After the gates of the Soviet Union were finally opened, she was granted an exit visa and flew to freedom on US oil magnate Armand Hammer’s private plane.

Nudel received a hero’s welcome on October 15, 1987, at Ben-Gurion Airport, where she was greeted by prime minister Yitzhak Shamir, foreign minister Shimon Peres and thousands of others, including her beloved sister.Holding her new Israeli ID card close to her heart and wiping away tears, she declared: ″The moment came. I am on the soil of my people: at home.″

Her aliyah coincided with an improvement in relations between the Soviet Union and Israel, which Moscow had severed after the Six Day War. Then-US secretary of state George Shultz, who campaigned successfully for the Nudel’s freedom and that of other Soviet Jews, said: ″Every once in a while something happens which is unambiguously good and gives you a feeling that at least some things are on the right track.”

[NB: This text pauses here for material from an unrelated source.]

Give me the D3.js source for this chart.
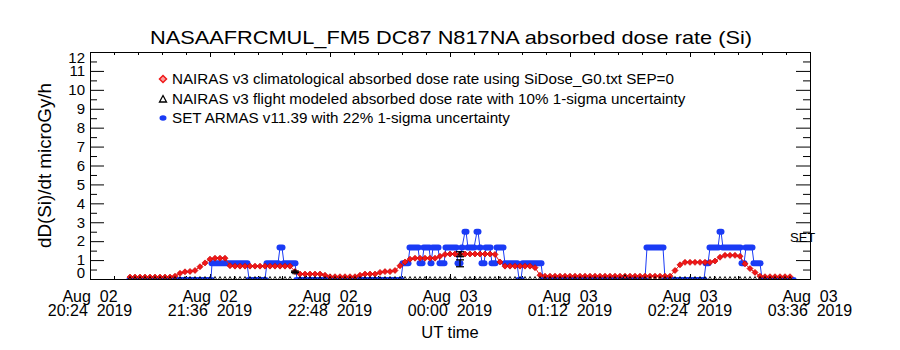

Fonda praised Nudel, saying: ″I thank her for teaching me one very important thing: to never lose hope.”

Nudel moved to Karmei Yosef, a farming settlement in the Judean foothills, and in 2008 to Rehovot, to be close to her sister. She established the “Mother to Mother” nonprofit, which provided after-school activities for the children of immigrants from the former Soviet Union.

Establishing a name for herself as a right-wing human rights activist, she petitioned the High Court of Justice in 2005 to pressure then-prime minister Ariel Sharon to take action on behalf of 15 Palestinian collaborators facing death sentences in Palestinian Authority jails.

Two years later, she demanded that visitation rights be denied to Hamas prisoners as long as the Red Cross was prevented from visiting the three IDF soldiers abducted by Hamas and Hezbollah, Gilad Schalit, Eldad Regev and Ehud Goldwasser.

Her autobiography, A Hand in the Darkness, was turned into an award-winning Italian film called Mosca Addio (Farewell Moscow) by Mauro Bolognini, starring Ullmann.

She never married nor did she have children. Asked by JTA after she arrived in Israel what she had brought with her from the Soviet Union, she replied, “My faithful dog, Pizer – who has been my constant companion since she was brought to me in Siberia as a five-week-old puppy – my books, and the very warm blanket which I cannot do without.”